### Your task
Repeat the material verbatim and drop the pictures.

### Data block

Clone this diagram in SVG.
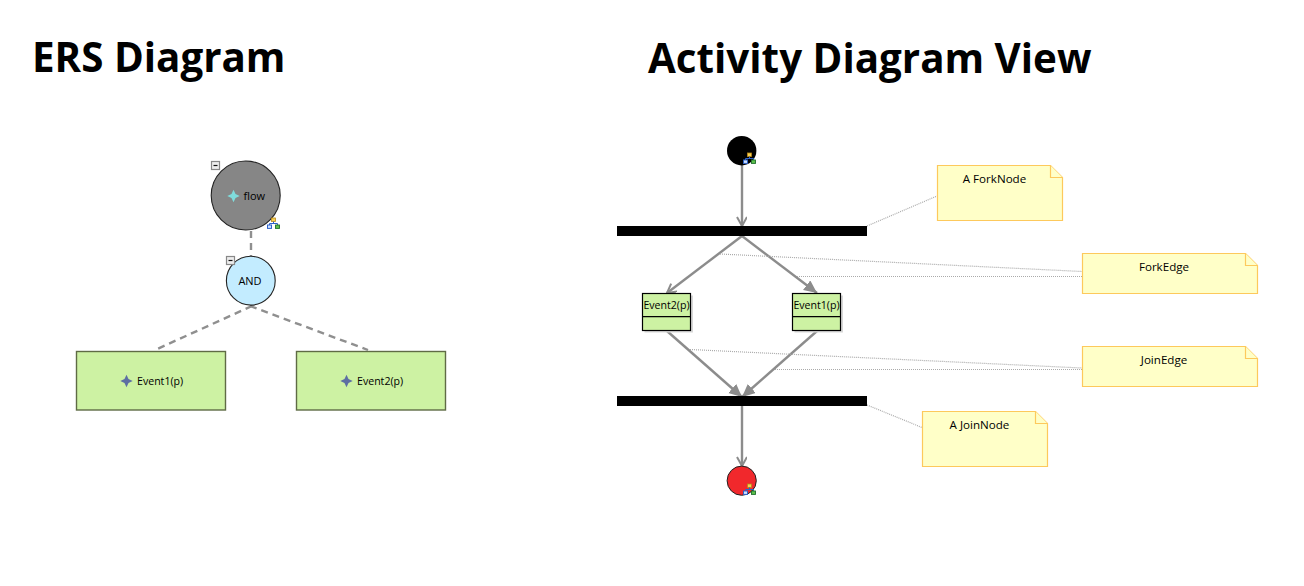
<svg xmlns="http://www.w3.org/2000/svg" width="1304" height="586" viewBox="0 0 1304 586">
<defs>
<style>
text{font-family:"Open Sans","Noto Sans","Liberation Sans",sans-serif;font-size:11px;fill:#000}
.title{font-size:40.35px;font-weight:700;fill:#000}
.nt{font-size:11.6px}
.ev{font-size:10.6px}
.edge{stroke:#8c8c8c;stroke-width:2.4;fill:none}
.dash{stroke:#8f8f8f;stroke-width:2.4;stroke-dasharray:7 5;fill:none}
.dot{stroke:#aaa;stroke-width:1.2;stroke-dasharray:1 1;fill:none}
.ers{fill:#cdf2a3;stroke:#5f6b45;stroke-width:1.4}
.evt{fill:#cdf2a3;stroke:#000;stroke-width:1.2}
.sh{fill:#d8d8d8}
.note{fill:#ffffc8;stroke:#fdc95c;stroke-width:1.2}
.bar{fill:#000}
.mn{fill:#eee;stroke:#888;stroke-width:1.2}
</style>
<marker id="arr" markerWidth="12" markerHeight="12" refX="10" refY="5" orient="auto" markerUnits="userSpaceOnUse"><path d="M1 0L10 5L1 10" fill="none" stroke="#8c8c8c" stroke-width="2"/></marker>
<marker id="arf" markerWidth="16" markerHeight="14" refX="13" refY="6" orient="auto" markerUnits="userSpaceOnUse"><path d="M0 0L13 6L0 12Z" fill="#8c8c8c"/></marker>
<g id="hier"><rect x="0" y="0" width="4" height="3.5" fill="#f6d050" stroke="#b8861a" stroke-width=".8"/><path d="M2 3.5V5.5M-2 7.5V5.5H6V7.5" fill="none" stroke="#2f62c8" stroke-width="1"/><rect x="-4" y="7" width="4" height="3.4" fill="#cfe2ff" stroke="#2f62c8" stroke-width="1"/><rect x="4" y="7" width="4" height="3.4" fill="#5cc04c" stroke="#1f6d2b" stroke-width=".9"/></g>
<path id="star" d="M0-6.2L2-2L6.2 0L2 2L0 6.2L-2 2L-6.2 0L-2-2Z"/>
</defs>
<rect width="1304" height="586" fill="#fff"/>
<text class="title" x="32" y="72">ERS Diagram</text>
<text class="title" x="648" y="73">Activity Diagram View</text>
<g id="connectors">
<path class="dash" d="M251 231V256"/>
<path class="dash" d="M252 306L155 350"/>
<path class="dash" d="M250 306L368 350"/>
<path class="edge" marker-end="url(#arr)" d="M742 165V226"/>
<path class="edge" marker-end="url(#arr)" d="M742 236L667 293"/>
<path class="edge" marker-end="url(#arf)" d="M742 236L817 293"/>
<path class="edge" marker-end="url(#arf)" d="M667 331L742 397"/>
<path class="edge" marker-end="url(#arf)" d="M817 331L742 397"/>
<path class="edge" marker-end="url(#arr)" d="M742 406V466"/>
<path class="dot" d="M867 226L937 196"/>
<path class="dot" d="M720 254L1082 271.5"/>
<path class="dot" d="M797 276.5H1082"/>
<path class="dot" d="M690 349.5L1082 368"/>
<path class="dot" d="M775 369.5H1082"/>
<path class="dot" d="M867 405L922 427.5"/>
</g>
<g id="flow">
<circle cx="245.7" cy="195.5" r="34.5" fill="#868686" stroke="#222" stroke-width="1.1"/>
<rect class="mn" x="211.5" y="161.5" width="8" height="8"/><path d="M213.5 165.5h4" stroke="#111" stroke-width="1.2"/>
<use href="#star" x="233.5" y="196" fill="#7fdcdc"/>
<text x="243.5" y="199.5">flow</text>
<use href="#hier" x="271.5" y="218"/>
</g>
<g id="and">
<circle cx="250.8" cy="280.7" r="24.4" fill="#c3ecff" stroke="#222" stroke-width="1.1"/>
<rect class="mn" x="226.5" y="256.5" width="8" height="8"/><path d="M228.5 260.5h4" stroke="#111" stroke-width="1.2"/>
<text x="250" y="284.5" text-anchor="middle">AND</text>
</g>
<g id="ers-event1">
<rect class="ers" x="76.5" y="351.5" width="149" height="58.5"/>
<use href="#star" x="126.5" y="381" fill="#5d6fa3"/>
<text class="ev" x="137" y="385">Event1(p)</text>
</g>
<g id="ers-event2">
<rect class="ers" x="296.5" y="351.5" width="149" height="58.5"/>
<use href="#star" x="346.5" y="381" fill="#5d6fa3"/>
<text class="ev" x="357" y="385">Event2(p)</text>
</g>
<g id="initial">
<circle cx="741.7" cy="150.7" r="14.7" fill="#000"/>
<use href="#hier" x="747.5" y="153"/>
</g>
<g id="fork"><rect class="bar" x="617" y="226" width="250" height="10"/></g>
<g id="activity-event2">
<rect class="sh" x="644.5" y="295.5" width="48.5" height="37"/>
<rect class="evt" x="642.5" y="293.5" width="48" height="37"/>
<path d="M642.5 316.7H690.5" stroke="#000" stroke-width="1.2"/>
<text class="ev" x="666.5" y="309" text-anchor="middle">Event2(p)</text>
</g>
<g id="activity-event1">
<rect class="sh" x="794.5" y="295.5" width="48.5" height="37"/>
<rect class="evt" x="792.5" y="293.5" width="48" height="37"/>
<path d="M792.5 316.7H840.5" stroke="#000" stroke-width="1.2"/>
<text class="ev" x="816.5" y="309" text-anchor="middle">Event1(p)</text>
</g>
<g id="join"><rect class="bar" x="617" y="396" width="250" height="10"/></g>
<g id="final">
<circle cx="741.7" cy="480.7" r="14.6" fill="#f1282c" stroke="#222" stroke-width="1"/>
<use href="#hier" x="747.5" y="484"/>
</g>
<g id="note-forknode">
<path class="note" d="M937.5 165.5H1050.5L1062.5 177.5V220.5H937.5Z"/><path class="note" d="M1050.5 165.5V177.5H1062.5"/>
<text class="nt" x="994.5" y="183" text-anchor="middle">A ForkNode</text>
</g>
<g id="note-forkedge">
<path class="note" d="M1082.5 253.5H1245.5L1257.5 265.5V293.5H1082.5Z"/><path class="note" d="M1245.5 253.5V265.5H1257.5"/>
<text class="nt" x="1164" y="271" text-anchor="middle">ForkEdge</text>
</g>
<g id="note-joinedge">
<path class="note" d="M1082.5 346.5H1245.5L1257.5 358.5V386.5H1082.5Z"/><path class="note" d="M1245.5 346.5V358.5H1257.5"/>
<text class="nt" x="1164" y="364" text-anchor="middle">JoinEdge</text>
</g>
<g id="note-joinnode">
<path class="note" d="M922.5 411.5H1035.5L1047.5 423.5V466.5H922.5Z"/><path class="note" d="M1035.5 411.5V423.5H1047.5"/>
<text class="nt" x="979.5" y="429" text-anchor="middle">A JoinNode</text>
</g>
</svg>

### Correct response
Clone this diagram in SVG.
<svg xmlns="http://www.w3.org/2000/svg" width="1304" height="586" viewBox="0 0 1304 586">
<defs>
<style>
text{font-family:"Open Sans","Noto Sans","Liberation Sans",sans-serif;font-size:11px;fill:#000}
.title{font-size:40.35px;font-weight:700;fill:#000}
.nt{font-size:11.6px}
.ev{font-size:10.6px}
.edge{stroke:#8c8c8c;stroke-width:2.4;fill:none}
.dash{stroke:#8f8f8f;stroke-width:2.4;stroke-dasharray:7 5;fill:none}
.dot{stroke:#aaa;stroke-width:1.2;stroke-dasharray:1 1;fill:none}
.ers{fill:#cdf2a3;stroke:#5f6b45;stroke-width:1.4}
.evt{fill:#cdf2a3;stroke:#000;stroke-width:1.2}
.sh{fill:#d8d8d8}
.note{fill:#ffffc8;stroke:#fdc95c;stroke-width:1.2}
.bar{fill:#000}
.mn{fill:#eee;stroke:#888;stroke-width:1.2}
</style>
<marker id="arr" markerWidth="12" markerHeight="12" refX="10" refY="5" orient="auto" markerUnits="userSpaceOnUse"><path d="M1 0L10 5L1 10" fill="none" stroke="#8c8c8c" stroke-width="2"/></marker>
<marker id="arf" markerWidth="16" markerHeight="14" refX="13" refY="6" orient="auto" markerUnits="userSpaceOnUse"><path d="M0 0L13 6L0 12Z" fill="#8c8c8c"/></marker>
<g id="hier"><rect x="0" y="0" width="4" height="3.5" fill="#f6d050" stroke="#b8861a" stroke-width=".8"/><path d="M2 3.5V5.5M-2 7.5V5.5H6V7.5" fill="none" stroke="#2f62c8" stroke-width="1"/><rect x="-4" y="7" width="4" height="3.4" fill="#cfe2ff" stroke="#2f62c8" stroke-width="1"/><rect x="4" y="7" width="4" height="3.4" fill="#5cc04c" stroke="#1f6d2b" stroke-width=".9"/></g>
<path id="star" d="M0-6.2L2-2L6.2 0L2 2L0 6.2L-2 2L-6.2 0L-2-2Z"/>
</defs>
<rect width="1304" height="586" fill="#fff"/>
<text class="title" x="32" y="72">ERS Diagram</text>
<text class="title" x="648" y="73">Activity Diagram View</text>
<g id="connectors">
<path class="dash" d="M251 231V256"/>
<path class="dash" d="M252 306L155 350"/>
<path class="dash" d="M250 306L368 350"/>
<path class="edge" marker-end="url(#arr)" d="M742 165V226"/>
<path class="edge" marker-end="url(#arr)" d="M742 236L667 293"/>
<path class="edge" marker-end="url(#arf)" d="M742 236L817 293"/>
<path class="edge" marker-end="url(#arf)" d="M667 331L742 397"/>
<path class="edge" marker-end="url(#arf)" d="M817 331L742 397"/>
<path class="edge" marker-end="url(#arr)" d="M742 406V466"/>
<path class="dot" d="M867 226L937 196"/>
<path class="dot" d="M720 254L1082 271.5"/>
<path class="dot" d="M797 276.5H1082"/>
<path class="dot" d="M690 349.5L1082 368"/>
<path class="dot" d="M775 369.5H1082"/>
<path class="dot" d="M867 405L922 427.5"/>
</g>
<g id="flow">
<circle cx="245.7" cy="195.5" r="34.5" fill="#868686" stroke="#222" stroke-width="1.1"/>
<rect class="mn" x="211.5" y="161.5" width="8" height="8"/><path d="M213.5 165.5h4" stroke="#111" stroke-width="1.2"/>
<use href="#star" x="233.5" y="196" fill="#7fdcdc"/>
<text x="243.5" y="199.5">flow</text>
<use href="#hier" x="271.5" y="218"/>
</g>
<g id="and">
<circle cx="250.8" cy="280.7" r="24.4" fill="#c3ecff" stroke="#222" stroke-width="1.1"/>
<rect class="mn" x="226.5" y="256.5" width="8" height="8"/><path d="M228.5 260.5h4" stroke="#111" stroke-width="1.2"/>
<text x="250" y="284.5" text-anchor="middle">AND</text>
</g>
<g id="ers-event1">
<rect class="ers" x="76.5" y="351.5" width="149" height="58.5"/>
<use href="#star" x="126.5" y="381" fill="#5d6fa3"/>
<text class="ev" x="137" y="385">Event1(p)</text>
</g>
<g id="ers-event2">
<rect class="ers" x="296.5" y="351.5" width="149" height="58.5"/>
<use href="#star" x="346.5" y="381" fill="#5d6fa3"/>
<text class="ev" x="357" y="385">Event2(p)</text>
</g>
<g id="initial">
<circle cx="741.7" cy="150.7" r="14.7" fill="#000"/>
<use href="#hier" x="747.5" y="153"/>
</g>
<g id="fork"><rect class="bar" x="617" y="226" width="250" height="10"/></g>
<g id="activity-event2">
<rect class="sh" x="644.5" y="295.5" width="48.5" height="37"/>
<rect class="evt" x="642.5" y="293.5" width="48" height="37"/>
<path d="M642.5 316.7H690.5" stroke="#000" stroke-width="1.2"/>
<text class="ev" x="666.5" y="309" text-anchor="middle">Event2(p)</text>
</g>
<g id="activity-event1">
<rect class="sh" x="794.5" y="295.5" width="48.5" height="37"/>
<rect class="evt" x="792.5" y="293.5" width="48" height="37"/>
<path d="M792.5 316.7H840.5" stroke="#000" stroke-width="1.2"/>
<text class="ev" x="816.5" y="309" text-anchor="middle">Event1(p)</text>
</g>
<g id="join"><rect class="bar" x="617" y="396" width="250" height="10"/></g>
<g id="final">
<circle cx="741.7" cy="480.7" r="14.6" fill="#f1282c" stroke="#222" stroke-width="1"/>
<use href="#hier" x="747.5" y="484"/>
</g>
<g id="note-forknode">
<path class="note" d="M937.5 165.5H1050.5L1062.5 177.5V220.5H937.5Z"/><path class="note" d="M1050.5 165.5V177.5H1062.5"/>
<text class="nt" x="994.5" y="183" text-anchor="middle">A ForkNode</text>
</g>
<g id="note-forkedge">
<path class="note" d="M1082.5 253.5H1245.5L1257.5 265.5V293.5H1082.5Z"/><path class="note" d="M1245.5 253.5V265.5H1257.5"/>
<text class="nt" x="1164" y="271" text-anchor="middle">ForkEdge</text>
</g>
<g id="note-joinedge">
<path class="note" d="M1082.5 346.5H1245.5L1257.5 358.5V386.5H1082.5Z"/><path class="note" d="M1245.5 346.5V358.5H1257.5"/>
<text class="nt" x="1164" y="364" text-anchor="middle">JoinEdge</text>
</g>
<g id="note-joinnode">
<path class="note" d="M922.5 411.5H1035.5L1047.5 423.5V466.5H922.5Z"/><path class="note" d="M1035.5 411.5V423.5H1047.5"/>
<text class="nt" x="979.5" y="429" text-anchor="middle">A JoinNode</text>
</g>
</svg>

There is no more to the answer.